Equilibrium in the foreign exchange market came because foreigners bought $900 billion of US long-term debt, plus at least $33 billion of short-term debt. That $930b financed a current account deficit of $660 billion, $100 b of net US purchases of foreign securities, and an additional $170 b net outflow (both a net FDI outflow and probably a net outflow from the banking sector -- think US banks loaning money to US owned hedged funds domiciled in the Caribbean). Central banks provided a net inflow of $400 billion or so through their purchases of US debt securities, and if they added say $65 b to their total (dollar) deposits in the the global banking system in 2004 (they added $41 b in the first half of 2004).
Equilibrium in broader US fixed income market required that the market absorb net new issuance of roughly $1400 billion (extrapolating from the bond market association’s data through q3). Foreigners absorbed $900 b of that, and central banks maybe $370 b of that -- almost as much as domestic US investors absorbed.
Foreign central bank demand for $320 b plus of treasuries (assuming some unrecorded buying) was a three-fer.

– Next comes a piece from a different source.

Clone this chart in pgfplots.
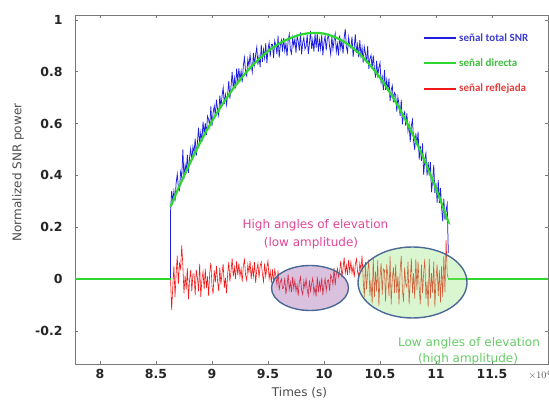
\documentclass[border=0pt]{standalone}
\usepackage{pgfplots}
\pgfplotsset{compat=1.18}
\usepackage{fontspec}
\setmainfont{DejaVu Sans}
\newfontfamily\calib{Carlito}
\definecolor{bluesig}{RGB}{30,30,225}
\definecolor{greensig}{RGB}{45,215,45}
\definecolor{redsig}{RGB}{240,25,25}
\definecolor{ellborder}{RGB}{75,105,150}
\definecolor{purpfill}{RGB}{150,80,160}
\definecolor{grnfill}{RGB}{150,230,120}
\definecolor{magtext}{RGB}{225,70,150}
\definecolor{grntext}{RGB}{100,205,100}
\definecolor{axgray}{RGB}{120,120,120}
\begin{document}
\begin{tikzpicture}
\begin{axis}[
  at={(0pt,0pt)}, anchor=south west,
  scale only axis, width=473pt, height=349pt,
  xmin=7.777, xmax=12.0, ymin=-0.328, ymax=1.019,
  clip=false,
  xtick={8,8.5,9,9.5,10,10.5,11,11.5},
  xticklabels={8,8.5,9,9.5,10,10.5,11,11.5},
  ytick={-0.2,0,0.2,0.4,0.6,0.8,1},
  yticklabels={-0.2,0,0.2,0.4,0.6,0.8,1},
  tick align=inside, major tick length=3pt,
  axis line style={axgray, line width=0.8pt},
  tick style={axgray, line width=0.6pt},
  /pgf/number format/assume math mode=true,
  ticklabel style={font=\fontsize{12.5}{14}\selectfont\bfseries, text=black!85},
  yticklabel style={xshift=-9pt},
  xticklabel style={yshift=-2pt},
  every axis y label/.style={at={(axis description cs:-0.1205,0.5487)}, rotate=90, anchor=center},
  every axis x label/.style={at={(axis description cs:0.4746,-0.0831)}, anchor=center},
  label style={font=\fontsize{12}{14}\selectfont, text=black!70},
  ylabel={Normalized SNR power},
  xlabel={Times (s)},
  legend style={at={(axis description cs:0.7357,0.953)}, anchor=north west, draw=none, fill=none, inner sep=0pt, row sep=12pt, font=\calib\bfseries\fontsize{11}{12}\selectfont, nodes={inner sep=2pt}},
  legend cell align=left,
  legend image code/.code={\draw[#1, line width=2pt] (0pt,0pt) -- (32pt,0pt);},
]
% total SNR signal (blue)
\addplot[bluesig, line width=0.75pt] coordinates {
(8.63,0) (8.63,0.26)
(8.64,0.34) (8.65,0.30) (8.66,0.34) (8.67,0.30) (8.68,0.37) (8.69,0.405) (8.70,0.355) (8.71,0.344) (8.72,0.414) (8.73,0.393)
(8.74,0.50) (8.75,0.387) (8.76,0.441) (8.77,0.416) (8.78,0.48) (8.79,0.41) (8.80,0.469) (8.81,0.503) (8.82,0.456) (8.83,0.51)
(8.84,0.489) (8.85,0.542) (8.86,0.476) (8.87,0.525) (8.88,0.584) (8.89,0.522) (8.90,0.566) (8.91,0.529) (8.92,0.607) (8.93,0.559)
(8.94,0.602) (8.95,0.555) (8.96,0.628) (8.97,0.616) (8.98,0.589) (8.99,0.666) (9.00,0.589) (9.01,0.641) (9.02,0.668) (9.03,0.63)
(9.04,0.692) (9.05,0.654) (9.06,0.631) (9.07,0.708) (9.08,0.665) (9.09,0.707) (9.10,0.739) (9.11,0.675) (9.12,0.711) (9.13,0.673)
(9.14,0.714) (9.15,0.765) (9.16,0.696) (9.17,0.742) (9.18,0.799) (9.19,0.735) (9.20,0.776) (9.21,0.736) (9.22,0.812) (9.23,0.762)
(9.24,0.813) (9.25,0.768) (9.26,0.803) (9.27,0.759) (9.28,0.824) (9.29,0.855) (9.30,0.80) (9.31,0.784) (9.32,0.848) (9.33,0.822)
(9.34,0.866) (9.35,0.825) (9.36,0.799) (9.37,0.873) (9.38,0.827) (9.39,0.866) (9.40,0.895) (9.41,0.828) (9.42,0.86) (9.43,0.818)
(9.44,0.905) (9.45,0.838) (9.46,0.885) (9.47,0.853) (9.48,0.91) (9.49,0.833) (9.50,0.885) (9.51,0.912) (9.52,0.858) (9.53,0.905)
(9.54,0.906) (9.55,0.853) (9.56,0.919) (9.57,0.901) (9.58,0.867) (9.59,0.939) (9.60,0.855) (9.61,0.901) (9.62,0.922) (9.63,0.878)
(9.64,0.93) (9.65,0.88) (9.66,0.91) (9.67,0.86) (9.68,0.92) (9.69,0.945) (9.70,0.885) (9.71,0.87) (9.72,0.93) (9.73,0.90)
(9.74,0.927) (9.75,0.872) (9.76,0.937) (9.77,0.917) (9.78,0.882) (9.79,0.952) (9.80,0.867) (9.81,0.912) (9.82,0.932) (9.83,0.887)
(9.84,0.898) (9.85,0.943) (9.86,0.868) (9.87,0.908) (9.88,0.958) (9.89,0.888) (9.90,0.923) (9.91,0.878) (9.92,0.948) (9.93,0.893)
(9.94,0.948) (9.95,0.878) (9.96,0.923) (9.97,0.888) (9.98,0.943) (9.99,0.863) (10.00,0.913) (10.01,0.938) (10.02,0.883) (10.03,0.928)
(10.04,0.942) (10.05,0.897) (10.06,0.867) (10.07,0.937) (10.08,0.887) (10.09,0.922) (10.10,0.947) (10.11,0.877) (10.12,0.907) (10.13,0.862)
(10.14,0.94) (10.15,0.89) (10.16,0.92) (10.17,0.87) (10.18,0.93) (10.19,0.965) (10.20,0.895) (10.21,0.875) (10.22,0.933) (10.23,0.90)
(10.24,0.892) (10.25,0.935) (10.26,0.858) (10.27,0.896) (10.28,0.944) (10.29,0.872) (10.30,0.905) (10.31,0.856) (10.32,0.922) (10.33,0.863)
(10.34,0.894) (10.35,0.835) (10.36,0.896) (10.37,0.872) (10.38,0.833) (10.39,0.899) (10.40,0.81) (10.41,0.85) (10.42,0.864) (10.43,0.814)
(10.44,0.863) (10.45,0.813) (10.46,0.777) (10.47,0.842) (10.48,0.786) (10.49,0.816) (10.50,0.835) (10.51,0.758) (10.52,0.781) (10.53,0.729)
(10.54,0.807) (10.55,0.73) (10.56,0.768) (10.57,0.726) (10.58,0.774) (10.59,0.687) (10.60,0.73) (10.61,0.746) (10.62,0.682) (10.63,0.719)
(10.64,0.71) (10.65,0.646) (10.66,0.702) (10.67,0.673) (10.68,0.63) (10.69,0.691) (10.70,0.597) (10.71,0.633) (10.72,0.645) (10.73,0.591)
(10.74,0.639) (10.75,0.57) (10.76,0.597) (10.77,0.529) (10.78,0.592) (10.79,0.614) (10.80,0.533) (10.81,0.499) (10.82,0.562) (10.83,0.516)
(10.84,0.569) (10.85,0.461) (10.86,0.514) (10.87,0.456) (10.88,0.523) (10.89,0.402) (10.90,0.462) (10.91,0.486) (10.92,0.399) (10.93,0.451)
(10.94,0.399) (10.95,0.451) (10.96,0.335) (10.97,0.381) (10.98,0.44) (10.99,0.332) (11.00,0.37) (11.01,0.295) (11.02,0.382) (11.03,0.293)
(11.04,0.352) (11.05,0.277) (11.06,0.223) (11.07,0.31) (11.08,0.228) (11.09,0.266) (11.10,0.289) (11.11,0.10)
};
\addlegendentry{\textcolor[RGB]{60,60,205}{señal total SNR}}
% direct signal (green)
\addplot[greensig, line width=2.2pt, smooth] coordinates {
(8.63,0.279) (8.7,0.350) (8.8,0.444) (8.9,0.531) (9.0,0.609) (9.1,0.679) (9.2,0.741) (9.3,0.795) (9.4,0.841)
(9.5,0.879) (9.6,0.909) (9.7,0.930) (9.8,0.944) (9.9,0.950) (10.0,0.947) (10.1,0.933) (10.2,0.910) (10.3,0.876)
(10.4,0.831) (10.5,0.777) (10.6,0.712) (10.7,0.637) (10.8,0.551) (10.9,0.455) (11.0,0.349) (11.1,0.233) (11.11,0.220)
};
\addlegendentry{\textcolor[RGB]{60,190,60}{señal directa}}
% reflected signal (red)
\addplot[redsig, line width=0.6pt] coordinates {
(8.63,0.00)
(8.64,-0.12) (8.65,-0.03) (8.66,0.05) (8.67,-0.07) (8.68,0.02) (8.69,0.09) (8.70,-0.02) (8.71,0.06) (8.72,0.04) (8.73,0.13)
(8.74,0.05) (8.75,-0.055) (8.76,0.013) (8.77,-0.04) (8.78,0.043) (8.79,-0.078) (8.80,-0.003) (8.81,0.035) (8.82,-0.048) (8.83,0.02)
(8.84,0.02) (8.85,-0.063) (8.86,0.035) (8.87,0.005) (8.88,-0.048) (8.89,0.058) (8.90,-0.07) (8.91,-0.003) (8.92,0.028) (8.93,-0.04)
(8.94,0.04) (8.95,-0.035) (8.96,0.01) (8.97,-0.065) (8.98,0.025) (8.99,0.063) (9.00,-0.028) (9.01,-0.058) (9.02,0.033) (9.03,-0.013)
(9.04,0.05) (9.05,-0.008) (9.06,-0.047) (9.07,0.044) (9.08,-0.021) (9.09,0.025) (9.10,0.057) (9.11,-0.034) (9.12,0.005) (9.13,-0.054)
(9.14,0.02) (9.15,0.065) (9.16,-0.01) (9.17,0.03) (9.18,0.08) (9.19,0.01) (9.20,0.045) (9.21,0.0) (9.22,0.07) (9.23,0.015)
(9.24,0.06) (9.25,0.01) (9.26,0.04) (9.27,-0.01) (9.28,0.05) (9.29,0.075) (9.30,0.015) (9.31,-0.005) (9.32,0.055) (9.33,0.025)
(9.34,0.07) (9.35,0.0) (9.36,0.045) (9.37,0.01) (9.38,0.065) (9.39,-0.015) (9.40,0.035) (9.41,0.06) (9.42,0.005) (9.43,0.05)
(9.44,0.065) (9.45,0.02) (9.46,-0.01) (9.47,0.06) (9.48,0.01) (9.49,0.045) (9.50,0.07) (9.51,0.0) (9.52,0.03) (9.53,-0.015)
(9.54,0.037) (9.55,-0.015) (9.56,0.036) (9.57,0.014) (9.58,-0.021) (9.59,0.033) (9.60,-0.044) (9.61,-0.011) (9.62,0.001) (9.63,-0.037)
(9.64,-0.034) (9.65,0.005) (9.66,-0.059) (9.67,-0.025) (9.68,0.018) (9.69,-0.042) (9.70,-0.012) (9.71,-0.05) (9.72,0.009) (9.73,-0.038)
(9.74,-0.005) (9.75,-0.047) (9.76,-0.022) (9.77,-0.064) (9.78,-0.013) (9.79,0.008) (9.80,-0.043) (9.81,-0.06) (9.82,-0.009) (9.83,-0.034)
(9.84,0.0) (9.85,-0.039) (9.86,-0.064) (9.87,-0.005) (9.88,-0.047) (9.89,-0.017) (9.90,0.004) (9.91,-0.056) (9.92,-0.03) (9.93,-0.068)
(9.94,0.009) (9.95,-0.051) (9.96,-0.012) (9.97,-0.042) (9.98,0.005) (9.99,-0.063) (10.00,-0.021) (10.01,0.001) (10.02,-0.046) (10.03,-0.008)
(10.04,-0.003) (10.05,-0.045) (10.06,0.016) (10.07,0.004) (10.08,-0.021) (10.09,0.043) (10.10,-0.024) (10.11,0.019) (10.12,0.041) (10.13,0.008)
(10.14,0.032) (10.15,0.07) (10.16,0.006) (10.17,0.04) (10.18,0.083) (10.19,0.023) (10.20,0.053) (10.21,0.015) (10.22,0.074) (10.23,0.027)
(10.24,0.066) (10.25,0.023) (10.26,0.049) (10.27,0.006) (10.28,0.057) (10.29,0.078) (10.30,0.027) (10.31,0.01) (10.32,0.061) (10.33,0.036)
(10.34,0.09) (10.35,-0.005) (10.36,-0.07) (10.37,0.065) (10.38,-0.04) (10.39,0.025) (10.40,0.075) (10.41,-0.065) (10.42,-0.005) (10.43,-0.095)
(10.44,0.083) (10.45,-0.071) (10.46,0.028) (10.47,-0.049) (10.48,0.072) (10.49,-0.104) (10.50,0.006) (10.51,0.061) (10.52,-0.06) (10.53,0.039)
(10.54,0.034) (10.55,-0.087) (10.56,0.056) (10.57,0.012) (10.58,-0.065) (10.59,0.089) (10.60,-0.098) (10.61,0.001) (10.62,0.045) (10.63,-0.054)
(10.64,0.056) (10.65,-0.054) (10.66,0.012) (10.67,-0.098) (10.68,0.034) (10.69,0.089) (10.70,-0.043) (10.71,-0.087) (10.72,0.045) (10.73,-0.021)
(10.74,-0.032) (10.75,0.067) (10.76,-0.098) (10.77,-0.01) (10.78,0.08) (10.79,-0.054) (10.80,0.023) (10.81,-0.076) (10.82,0.078) (10.83,-0.043)
(10.84,0.067) (10.85,-0.032) (10.86,-0.098) (10.87,0.056) (10.88,-0.054) (10.89,0.023) (10.90,0.078) (10.91,-0.076) (10.92,-0.01) (10.93,-0.109)
(10.94,0.078) (10.95,-0.076) (10.96,0.023) (10.97,-0.054) (10.98,0.067) (10.99,-0.109) (11.00,0.001) (11.01,0.056) (11.02,-0.065) (11.03,0.034)
(11.04,-0.09) (11.05,0.05) (11.06,-0.07) (11.07,0.09) (11.08,-0.05) (11.09,0.15) (11.10,0.02) (11.11,0.0)
};
\addlegendentry{\textcolor[RGB]{230,60,60}{señal reflejada}}
% direct signal outside the pass (zero)
\addplot[greensig, line width=2.2pt, forget plot] coordinates {(7.777,0) (8.63,0)};
\addplot[greensig, line width=2.2pt, forget plot] coordinates {(11.11,0) (12.0,0)};
% annotations
\node[text=magtext, font=\fontsize{12}{14}\selectfont] at (axis cs:9.924,0.2085) {High angles of elevation};
\node[text=magtext, font=\fontsize{12}{14}\selectfont] at (axis cs:9.884,0.139) {(low amplitude)};
\node[text=grntext, font=\fontsize{12}{14}\selectfont] at (axis cs:11.295,-0.247) {Low angles of elevation};
\node[text=grntext, font=\fontsize{12}{14}\selectfont] at (axis cs:11.286,-0.309) {(high amplitude)};
\end{axis}
% highlight ellipses
\draw[ellborder, line width=1.4pt, fill=purpfill, fill opacity=0.35] (235pt,76pt) ellipse [x radius=38.5pt, y radius=22.5pt];
\draw[ellborder, line width=1.4pt, fill=grnfill, fill opacity=0.35] (337.5pt,81.5pt) ellipse [x radius=54.5pt, y radius=35.5pt];
\node[anchor=west, text=black!70, font=\fontsize{10}{12}\selectfont] at (450pt,-11pt) {$\times10^{4}$};
\pgfresetboundingbox
\path (-75pt,-37pt) rectangle (474pt,364pt);
\end{tikzpicture}
\end{document}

It supports equilibrium in the treasury market, in the foreign exchange market and in the broader fixed income market. But its overal impact on key prices hinges -- thinking in a market segmentation kind of way -- on answering three questions:
a) What would the impact of the end of Central bank intervention be on the Treasury market -- someone, either at home or abroad, would have to be willing to absorb the roughly $300 b of the $400 b annual increase in the debt stock associated with ongoing deficits now being absorbed by central banks. There presumably would be some impact on price -- and, since that would feed back into the deficit through higher interest rates, the total size of the needed issuance would go up. To the extent that most of the additional issuance would be absorbed domestically, the US would need to find other ways of funding its external deficit.
b) What would the impact on the foreign exchange market be? The dollar would have to fall and interest rates would have to rise to either generated the flows from foreign private investors needed to replace the (estimated) $460-70 b in financing central banks provided in 200, or to reduce the United States need for borrowing (hard in the short-run).
c) What would the impact on the fixed income market be? Someone would need to absorb the $360 b in long-term securities (mostly treasuries) now being absorbed by foreign central banks, or the scale of issuance would need to fall to reduce the need for absorbtion. There would need to be some adjustments in price and the volume of issuance to make private investors, both at home and abroad, willing to absorb the total new issuance.
My point is simple: there fairly clearly would be some adjustment -- though there certainly is room to debate the size of the adjustment; and a lot depends on how various private actors react. If -- as Nouriel and I suspect -- the withdrawal of the exchange rate insurance provided by expectations of central bank intervention would tend to reduce, in the first instance, private inflows into the US market from, say, Japanese pension and insurance companies, that would tend to increase the overall size of the required market shifts. On the hand, if private investors would step in and fill the gap left by the withdrawal of central banks with only small changes in US interest rates and exchange rates, then the overall impact would be muted.